1) It could be a bug in the snapshot code, the paint is still wet on ESX 3.5 (Snapshots are quite mature this is not very likely)
2) You may have a hardware/firmware problem. (SAS firmware and drivers are not fully matured, very very likely)
3) Resource starvation, too much I/O at the time of snapshots. (Seen it happen but not very likely)
Hope this helps.
BTW I have been snapshotting DC's and DB's every day for 2.5 years and never seen a corruption to date. (Hmmm now that I said that ....... I hope I don't eat my words)
Thanks for your help - I think I may have found the cause of the problem. Our ESX Server is currently massively under-utilised, so I/O contention is probably not an issue, but the text: "The supplied user buffer is not valid for the requested operation" in the event description got me wondering if some other system event was causing the IO operation to fail. Looking through the event log, I noticed that at the exact same time as the NTDS error occurred, the following error was logged in the System log:
Event Type: Information
Event Source: LGTO_Sync
Event Category: None
Event ID: 1
Time: 6:14:24 AM
The description for Event ID ( 1 ) in Source ( LGTO_Sync ) cannot be found. The local computer may not have the necessary registry information or message DLL files to display messages from a remote computer. You may be able to use the /AUXSOURCE= flag to retrieve this description; see Help and Support for details. The following information is part of the event: , Sync Stop done.
LGTO_Sync appears to be the VMWare Tools file system sync driver, which (if my understanding is correct) is supposed to quiesce the filesystem before the snapshot is taken. After a bit of googling, it looks like this driver is responsible for quite a bit of grief where databases are concerned:
Here someone is having exactly the same problems as me:
Here it would appear the Sync driver is causing an Oracle database dismount:
And here's a VM KB article detailing issues with the sync driver and MS Exchange:
So it would seem that VMware Tools Sync driver + Databases = Trouble. Effective immediately I'm removing the sync driver from all our VMs which host databases of any type.

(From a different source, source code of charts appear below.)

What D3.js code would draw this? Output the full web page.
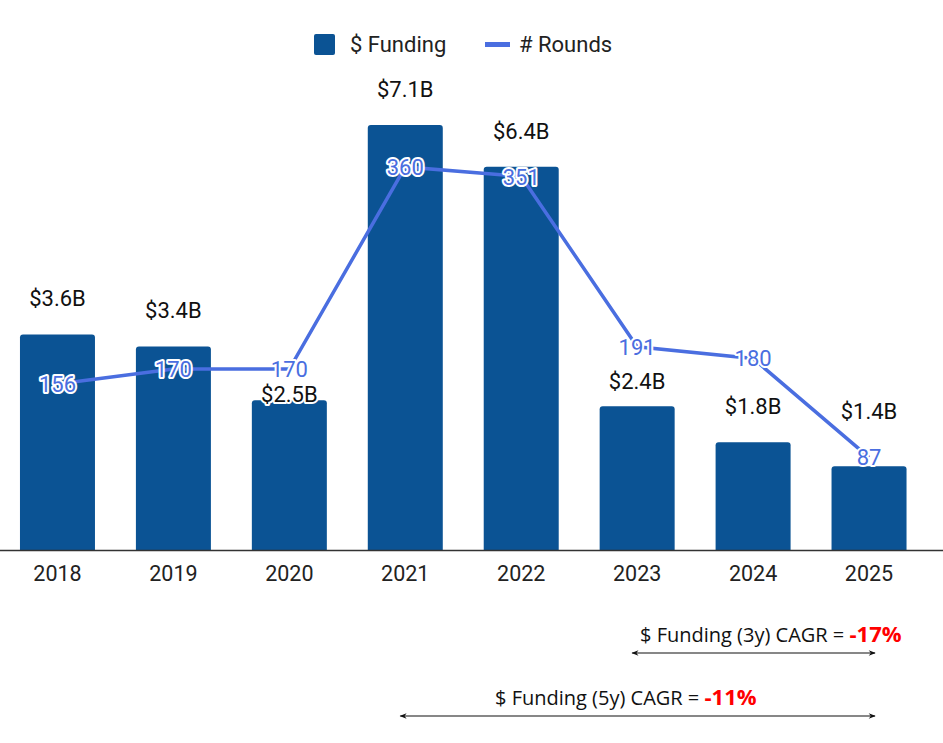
<!DOCTYPE html>
<html>
<head>
<meta charset="utf-8">
<script src="https://cdn.jsdelivr.net/npm/d3@7"></script>
<style>
  body { margin: 0; background: #fff; }
  text { font-family: Roboto, sans-serif; }
</style>
</head>
<body>
<svg id="chart" width="943" height="743"></svg>
<script>
// chart data
var years = ["2018", "2019", "2020", "2021", "2022", "2023", "2024", "2025"];
var funding = [3.6, 3.4, 2.5, 7.1, 6.4, 2.4, 1.8, 1.4]; // $B
var rounds = [156, 170, 170, 360, 351, 191, 180, 87];
var seriesNames = ["$ Funding", "# Rounds"];
var cagrLabels = ["$ Funding (3y) CAGR = ", "$ Funding (5y) CAGR = "];
var cagrValues = ["-17%", "-11%"];
var cagrFrom = ["2023", "2021"];
var cagrTo = ["2025", "2025"];

var barColor = "#0b5394";
var lineColor = "#4a6ee0";

var svg = d3.select("#chart");

var x = d3.scalePoint().domain(years).range([-0.5, 927]).padding(0.5);
var yBar = d3.scaleLinear().domain([0, 8]).range([550, 71]);
var yLine = d3.scaleLinear().domain([0, 400]).range([550, 124.4]);
var barW = 75;

// bars, rounded tops
svg.append("g")
    .selectAll("path")
    .data(funding)
    .enter()
    .append("path")
    .attr("fill", barColor)
    .attr("d", function (d, i) {
        var x0 = x(years[i]) - barW / 2, x1 = x0 + barW;
        var top = yBar(d), bot = yBar(0), r = 3;
        return "M" + x0 + "," + bot + "V" + (top + r) + "Q" + x0 + "," + top + " " + (x0 + r) + "," + top +
            "H" + (x1 - r) + "Q" + x1 + "," + top + " " + x1 + "," + (top + r) + "V" + bot + "Z";
    });

// baseline
svg.append("line")
    .attr("x1", 0).attr("x2", 943)
    .attr("y1", yBar(0) + 0.5).attr("y2", yBar(0) + 0.5)
    .attr("stroke", "#333").attr("stroke-width", 1.5);

// year labels
svg.append("g")
    .selectAll("text")
    .data(years)
    .enter()
    .append("text")
    .attr("x", function (d) { return x(d); })
    .attr("y", 581)
    .attr("text-anchor", "middle")
    .attr("font-size", 21.5)
    .attr("fill", "#222")
    .text(function (d) { return d; });

// funding labels (a few nudged to dodge the round labels)
var nudge = { "2020": 30, "2023": 11, "2025": -19 };
svg.append("g")
    .selectAll("text")
    .data(funding)
    .enter()
    .append("text")
    .attr("x", function (d, i) { return x(years[i]); })
    .attr("y", function (d, i) { return yBar(d) - 28 + (nudge[years[i]] || 0); })
    .attr("text-anchor", "middle")
    .attr("font-size", 22)
    .attr("fill", "#111")
    .attr("stroke", "#fff").attr("stroke-width", 4)
    .attr("stroke-linejoin", "round")
    .attr("paint-order", "stroke")
    .text(function (d) { return "$" + d.toFixed(1) + "B"; });

// rounds line
var line = d3.line()
    .x(function (d, i) { return x(years[i]); })
    .y(function (d) { return yLine(d); });

svg.append("path")
    .datum(rounds)
    .attr("d", line)
    .attr("fill", "none")
    .attr("stroke", lineColor)
    .attr("stroke-width", 3.5);

svg.append("g")
    .selectAll("text")
    .data(rounds)
    .enter()
    .append("text")
    .attr("x", function (d, i) { return x(years[i]); })
    .attr("y", function (d) { return yLine(d) + 8; })
    .attr("text-anchor", "middle")
    .attr("font-size", 22)
    .attr("fill", lineColor)
    .attr("stroke", "#fff").attr("stroke-width", 4)
    .attr("stroke-linejoin", "round")
    .attr("paint-order", "stroke")
    .text(function (d) { return d; });

// legend
var lg = svg.append("g");
lg.append("rect").attr("x", 314).attr("y", 34).attr("width", 21).attr("height", 21)
    .attr("rx", 2).attr("fill", barColor);
lg.append("text").attr("x", 350).attr("y", 52).attr("font-size", 22).attr("fill", "#222").text(seriesNames[0]);
lg.append("rect").attr("x", 485).attr("y", 42).attr("width", 25).attr("height", 5).attr("fill", lineColor);
lg.append("text").attr("x", 519).attr("y", 52).attr("font-size", 22).attr("fill", "#222").text(seriesNames[1]);

// CAGR annotations
var defs = svg.append("defs");
["start", "end"].forEach(function (k) {
    defs.append("marker")
        .attr("id", "arr-" + k)
        .attr("viewBox", "0 0 10 10")
        .attr("refX", 9).attr("refY", 5)
        .attr("markerWidth", 9).attr("markerHeight", 7)
        .attr("markerUnits", "userSpaceOnUse")
        .attr("orient", k === "start" ? "auto-start-reverse" : "auto")
        .append("path")
        .attr("d", "M0,1L10,5L0,9L3,5Z")
        .attr("fill", "#111");
});

var arrowY = [653, 716];
var textX = [640, 495];
cagrLabels.forEach(function (lab, i) {
    var x0 = x(cagrFrom[i]) - 5, x1 = x(cagrTo[i]) + 6;
    svg.append("line")
        .attr("x1", x0).attr("x2", x1)
        .attr("y1", arrowY[i]).attr("y2", arrowY[i])
        .attr("stroke", "#111").attr("stroke-width", 1.2)
        .attr("marker-start", "url(#arr-start)")
        .attr("marker-end", "url(#arr-end)");
    var t = svg.append("text")
        .attr("x", textX[i]).attr("y", arrowY[i] - 11)
        .style("font-family", "'Open Sans', sans-serif")
        .attr("font-size", 20)
        .attr("fill", "#111");
    t.append("tspan").text(lab);
    t.append("tspan").attr("fill", "#ff0000").attr("font-weight", "bold")
        .attr("font-size", 22).text(cagrValues[i]);
});
</script>
</body>
</html>
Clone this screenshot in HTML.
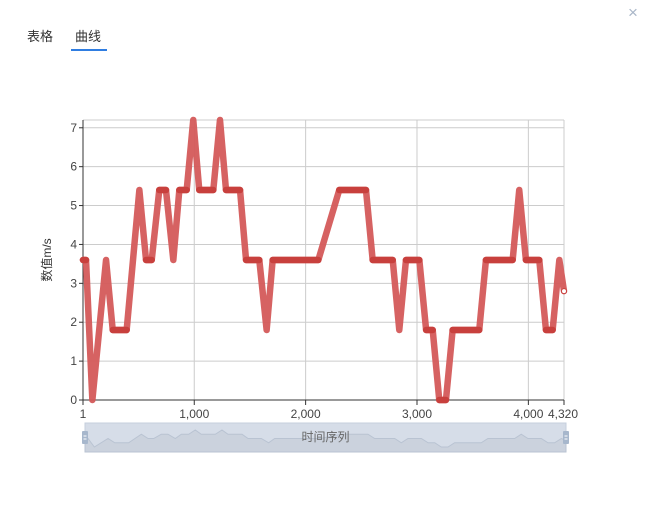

Could this be described as a bug, or is it just bad practice to install the filesystem sync driver in VM's which host databases?
A quick "me too" - I had a similar problem with my domain controller VMs, and removed the sync driver from those VMs. I haven't had a problem with them since, and wholeheartedly recommend it for DC VMs. I haven't had such problems yet with the few SQL VMs I have, but I would think it to be a good idea as well if you have any concerns at all about it.
I'll also toss in my own "me too". I've remove the sync driver by default form all of my VMs at this point ... they snap much much faster that way anyway. Ironicallythe sync driveris supposed to prevent that problem (basically verifying all queued writes have occured before the final pause) but it seems to cause more trouble than it solves in my case.
In an Active Directory environment I would recommend using the combination of an NTBackup follow by a file level based VCB backup.
Aside from the quiesing issues mentioned above, restoring a domain controller from a VCB snapshot could result in corruption within AD. Corruption could occur when the domain controller appears back in your forest with the clock time totally different from other domain controllers.
We have setup a nightly NTbackup on each domain controller, and this gets backed up using a VCB file level backup. The AD restore process is then very straight forward and well documented/support by Microsoft.
Hope that helps.
Yes, at least with versions 3 and above of ESX server, the Sync driver is included as part of the default vmware tools install. Following the problems I had with Active Directory, I don't really trust it anymore and make a point of uninstalling it from any VM that will be running a database of any description.
I mentioned yesterday that I've never even heard of this sync driver prior to reading this thread. I did some searches on VMWare's support site and really didn't pull up anything.
Is there a document from VMWare in regards to best practices of snapshotting VMs that explains this and other "gotchas" we should know about? If not, how would I have even known about this?
I have not seen any official KB either. I would tend to think that if this were a serious issue it would much more wide spread. The corruption is more likely external to the sole existence of the LGTOsync driver.
I would like to look at it more closely in the LAB.
And if you turn it off you have another more serious issue.
You will not be crash consistent. Then you will see DB corruption at the time you need to recover the VM. Ugly
Best bet NTBackup AD locally and then snapshot it.
My understanding of this driver is It was made to directly address the fact that you may snap at a time where all writes havn't been comitted to disk, so it does a sort of "pause" to the MV to allow it to commit all writes before you snap it. So yes, it is supposed to address and keep you form having a non-crash consistent backup.
However, from my experiance, unless you're using some odd DB this is a non-issue anyway as databases already have a built in resilience to such problems and have for a long time. Not only that, but the length of time the entre OS is "paused" seems to cause more problems than it helps (from personal experiance at least), so I've resorted to removing it in most cases.
In the context of AD, I'm not worried. I dont run only one AD server, so in the event of a localized failure I can easily force FSMO onto one of the other DCs and simply deploy from template then DCPromo and be back up in 20minutes. I wouldn't even bother with a restore. If the problem is widespread and I am forced to do an authoritive restore ... having an inconsitent backup that forces it to be another 15minutes older (as it rolls back the change logs) is the least of my worries.